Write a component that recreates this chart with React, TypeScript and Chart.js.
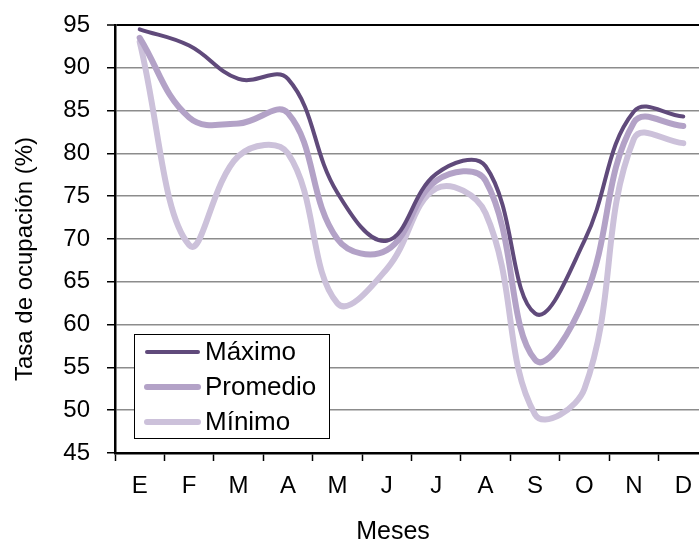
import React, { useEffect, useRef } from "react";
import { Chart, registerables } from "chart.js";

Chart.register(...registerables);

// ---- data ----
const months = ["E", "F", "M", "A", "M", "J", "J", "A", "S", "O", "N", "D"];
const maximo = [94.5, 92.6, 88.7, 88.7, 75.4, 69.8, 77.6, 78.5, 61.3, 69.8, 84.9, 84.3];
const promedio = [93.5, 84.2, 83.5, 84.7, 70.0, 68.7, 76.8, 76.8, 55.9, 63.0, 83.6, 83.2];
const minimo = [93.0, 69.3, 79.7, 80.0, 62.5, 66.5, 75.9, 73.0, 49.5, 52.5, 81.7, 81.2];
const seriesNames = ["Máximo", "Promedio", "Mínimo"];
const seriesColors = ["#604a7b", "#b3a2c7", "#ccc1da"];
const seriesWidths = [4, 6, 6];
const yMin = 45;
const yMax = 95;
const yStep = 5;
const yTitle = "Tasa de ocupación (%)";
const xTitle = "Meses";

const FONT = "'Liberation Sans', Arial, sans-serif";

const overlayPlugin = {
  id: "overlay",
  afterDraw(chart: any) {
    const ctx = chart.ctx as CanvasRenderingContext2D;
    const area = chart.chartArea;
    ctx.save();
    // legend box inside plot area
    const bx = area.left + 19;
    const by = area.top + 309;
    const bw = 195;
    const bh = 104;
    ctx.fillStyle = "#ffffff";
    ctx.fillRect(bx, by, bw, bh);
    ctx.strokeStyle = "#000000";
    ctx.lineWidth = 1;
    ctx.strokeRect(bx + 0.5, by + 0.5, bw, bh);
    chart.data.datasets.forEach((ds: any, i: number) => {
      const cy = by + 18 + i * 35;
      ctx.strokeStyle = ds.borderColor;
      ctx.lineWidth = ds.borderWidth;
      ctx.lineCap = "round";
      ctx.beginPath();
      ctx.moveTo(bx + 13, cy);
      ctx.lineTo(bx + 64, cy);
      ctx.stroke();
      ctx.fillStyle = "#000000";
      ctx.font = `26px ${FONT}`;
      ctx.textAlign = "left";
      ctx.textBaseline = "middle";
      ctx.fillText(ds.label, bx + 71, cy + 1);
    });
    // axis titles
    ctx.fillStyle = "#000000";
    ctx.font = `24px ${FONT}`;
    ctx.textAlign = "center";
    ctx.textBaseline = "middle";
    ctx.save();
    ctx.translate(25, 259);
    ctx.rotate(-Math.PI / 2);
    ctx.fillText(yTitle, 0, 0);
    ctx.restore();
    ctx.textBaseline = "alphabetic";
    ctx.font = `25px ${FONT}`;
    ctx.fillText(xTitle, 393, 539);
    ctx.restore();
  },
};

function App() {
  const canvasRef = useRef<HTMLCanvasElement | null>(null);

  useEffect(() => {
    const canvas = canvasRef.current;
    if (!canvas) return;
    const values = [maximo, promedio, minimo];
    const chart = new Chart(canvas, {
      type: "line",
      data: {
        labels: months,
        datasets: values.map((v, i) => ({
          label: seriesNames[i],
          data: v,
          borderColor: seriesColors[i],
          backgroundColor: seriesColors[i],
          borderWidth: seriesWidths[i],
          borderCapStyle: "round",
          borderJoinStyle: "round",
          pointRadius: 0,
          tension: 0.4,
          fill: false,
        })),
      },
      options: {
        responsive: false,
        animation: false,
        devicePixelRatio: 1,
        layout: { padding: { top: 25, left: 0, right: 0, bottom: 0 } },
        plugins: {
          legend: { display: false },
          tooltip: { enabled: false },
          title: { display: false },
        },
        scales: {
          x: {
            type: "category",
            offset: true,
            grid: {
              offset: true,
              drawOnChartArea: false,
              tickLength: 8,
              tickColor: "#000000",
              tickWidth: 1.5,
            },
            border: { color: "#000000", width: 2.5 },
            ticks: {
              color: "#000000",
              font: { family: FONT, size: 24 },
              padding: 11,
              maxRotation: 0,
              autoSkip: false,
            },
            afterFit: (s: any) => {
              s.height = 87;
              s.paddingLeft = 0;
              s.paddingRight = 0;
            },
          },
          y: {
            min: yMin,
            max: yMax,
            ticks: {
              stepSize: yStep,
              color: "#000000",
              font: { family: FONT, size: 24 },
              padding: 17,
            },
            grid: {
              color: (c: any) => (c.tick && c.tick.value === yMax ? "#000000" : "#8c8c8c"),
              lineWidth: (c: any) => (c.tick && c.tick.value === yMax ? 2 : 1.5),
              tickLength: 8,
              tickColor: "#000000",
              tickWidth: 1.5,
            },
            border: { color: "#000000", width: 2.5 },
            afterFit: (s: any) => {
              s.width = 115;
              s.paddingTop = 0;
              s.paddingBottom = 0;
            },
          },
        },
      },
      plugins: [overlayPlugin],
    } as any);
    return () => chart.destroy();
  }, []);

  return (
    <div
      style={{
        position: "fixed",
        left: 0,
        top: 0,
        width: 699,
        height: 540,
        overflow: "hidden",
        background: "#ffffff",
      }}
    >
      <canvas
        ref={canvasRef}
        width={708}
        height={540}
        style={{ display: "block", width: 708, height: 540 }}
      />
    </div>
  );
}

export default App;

====

**Directions for this task:**
Up to and including the line containing "Chart.register(...registerables);", repeat every line from the start of the data, but none of the pictures.

**The answer:**
Write a component that recreates this chart with React, TypeScript and Chart.js.
import React, { useEffect, useRef } from "react";
import { Chart, registerables } from "chart.js";

Chart.register(...registerables);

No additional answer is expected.